Le poids des contraintes religieuses sur le travail humanitaire

Le chef de l’humanitaire de l’ONU a précisément évoqué les « conséquences opérationnelles majeures et inacceptables » des contraintes religieuses imposées par les Houthis, et continuellement renforcées en dépit des tentatives de négociations. Ces normes interdisent aux femmes yéménites travaillant dans l’humanitaire de se déplacer sans un chaperon masculin à l’intérieur comme à l’extérieur du pays, « ce qui restreint leur participation, empêche la mise en œuvre effective des programmes et rompt de plus en plus les contacts avec les personnes vulnérables du pays, surtout les femmes et les filles, déjà affectées de manière disproportionnée par la crise ».

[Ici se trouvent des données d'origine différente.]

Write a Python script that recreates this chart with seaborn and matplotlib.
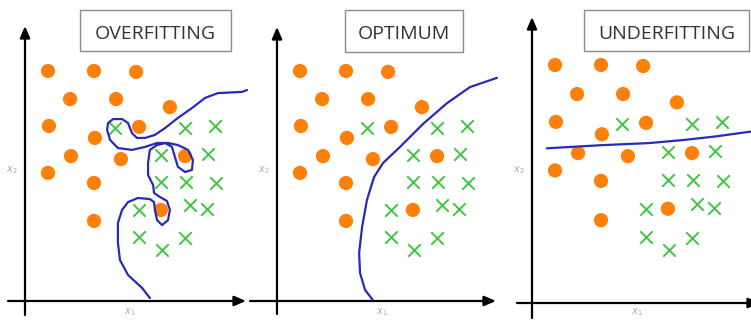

En matière de sécurité du personnel, la situation reste, selon lui, difficile, avec quelques 150 incidents de violences contre des travailleurs humanitaires ou leurs installations, en particulier dans les zones contrôlées par le gouvernement. Il a ainsi mentionné l’attaque contre le bureau d’une ONG à Aden en décembre dernier, et les deux employés de l’ONU détenus à Sana’a depuis 14 mois ainsi que la disparition de cinq autres membres du personnel, enlevés il y a un an à Abyan.

Le danger d’une détérioration de l’économie

Martin Griffiths a aussi rappelé qu’au moment où la monnaie du Yémen, le rial, atteint son niveau le plus faible depuis l’annonce de la trêve en avril 2022, « la moindre détérioration de l’économie du pays peut avoir des conséquences en chaine majeures pour des millions de Yéménites ». Il a ainsi encouragé la communauté internationale à redoubler d’efforts pour stimuler l’économie et restaurer les services essentiels ; des mesures qui, selon lui, permettraient de réduire les besoins humanitaires et donc l’ampleur et le coût de l’aide au Yémen à long terme.

« Les Yéménites ne souhaitent pas vraiment lancer chaque année ces appels à l’aide, ou perpétuellement rappeler leur souffrance », a-t-il conclu. « Ils veulent une fin durable à ce conflit et la possibilité de reconstruire leurs communautés et leur pays ».